By: Bernard Wolfsdorf, Esq. and Joseph Barnett, Esq.
Today, the U.S. Department of Homeland Security (“DHS”) released in the Federal Register the final International Entrepreneur Rule, which amends regulations on DHS’ parole authority in order to increase and enhance entrepreneurship, innovation, and job creation in the U.S. This final rule, included in new section 8 C.F.R. § 212.19, establishes criteria for the use of parole with respect to entrepreneurs of start-up entities who can demonstrate through evidence of substantial and demonstrated potential for rapid growth and job creation that they would provide a significant public benefit to the United States. The final rule will become effective on July 17, 2017.
In general, “parole” allows an individual, who may be inadmissible or otherwise ineligible for admission into the U.S., to be “paroled” into the U.S. for a temporary period. Parole decisions are discretionary and made on a case-by-case basis. An individual who is paroled into the U.S. has NOT been formally admitted into the United States for purposes of immigration law; that is, a “parolee” is not granted actual immigration status. Parole normally ends on the date the parole period expires or when the beneficiary departs the United States or acquires an immigration status, whichever occurs first, but can be revoked at any time and without notice if USCIS determines that parole is no longer warranted or the beneficiary fails to comply with any conditions of parole.
Here are five important things to know about the new International Entrepreneur Rule:
1. Initial Requirements for Parole for Entrepreneurs. The new regulations provide that an alien may be considered for parole if:
• A U.S. business entity (a) was created within 5 years immediately preceding the filing date of the alien’s parole request, (b) has lawfully done business since its formation, and (c) has potential for rapid growth and job creation; and
• The alien either (a) possesses at least 10% of the business entity at the time of the parole request, and (b) has a central and active role in the operations of that entity, such that the alien is well-positioned, due to his or her knowledge, skills, or experience, to substantially assist the entity with the growth and success of its business; and
• The business entity has either received, within 18 months immediately preceding the filing date of the alien’s parole request, (a) a “qualified investment” amount of at least $250,000 from a “qualified investor,” or (b) at least $100,000 through one or more qualified government awards or grants.
No more than 3 entrepreneurs may be granted parole based on the same business entity. USCIS will consider and weigh all evidence to determine whether an alien’s presence in the U.S. will provide a significant public benefit and whether a favorable exercise of discretion is warranted. If granted, the entrepreneur would receive employment authorization that would be limited to the business entity.
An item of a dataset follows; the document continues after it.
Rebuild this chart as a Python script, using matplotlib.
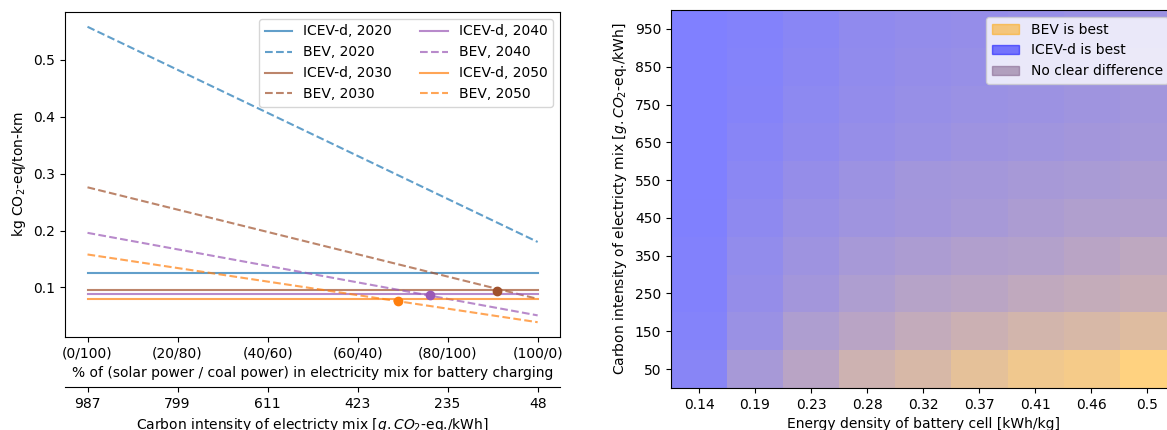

2. Filing and Length of Initial Parole and Re-Parole. An entrepreneur can apply for parole using the Form I-941 Application for Entrepreneur Parole (not yet available). DHS may grant an initial period of parole for a period of up to 2.5 years from the date the individual is paroled into the U.S. DHS may re-parole an entrepreneur for one additional period of up to 2.5 years based on the same business entity, if the re-parole request was filed prior to expiration of initial period of parole. Note that a parolee must maintain a household income greater than 400% of the federal poverty line for his or her household size as a condition of parole.
3. Spouses and Children. Spouses and children of the entrepreneur seeking parole as derivatives must individually file a Form I-131, Application for Travel Document, with evidence of the qualifying familial relationship with the entrepreneur and evidence meriting a grant of parole in the exercise of discretion. The spouse and children will be granted parole for same period granted to entrepreneur. A spouse may also file a Form I-765, Application for Employment Authorization to be able to lawfully work in the U.S.
4. Maintenance and Requirements for Re-Parole. An alien may be considered for re-parole if he/she demonstrates that the first 2 criteria mentioned above are still met (though ownership of business entity may be reduced to 5%), and if he/she provides evidence that the business entity has either:
• Received, during the initial parole period, at least $500,000 in qualifying investments, qualified government grants or awards, or a combination of such funding, or
• Created, during the initial parole period, at least 5 qualified jobs with the start-up entity, or
• Reached, during the initial parole period, at least $500,000 in annual revenue in the United States and averaged 20 percent in annual revenue growth.
5. Miscellaneous Information. There is no appeal from a denial of parole, and no motion to reopen or reconsider a denial of parole will be considered by USCIS. The entrepreneur parolee must immediately notify USCIS in writing if he or she will no longer be employed by the start-up entity or ceases to possess a qualifying ownership stake in the business entity. USCIS may terminate parole at any time, either automatically without notice, or with written notice. The maximum period of parole based on the same business entity is five years. The investment and revenue amounts are to be automatically adjusted every 3 years by the Consumer Price Index. Parolees are ineligible to adjust or change status in the U.S.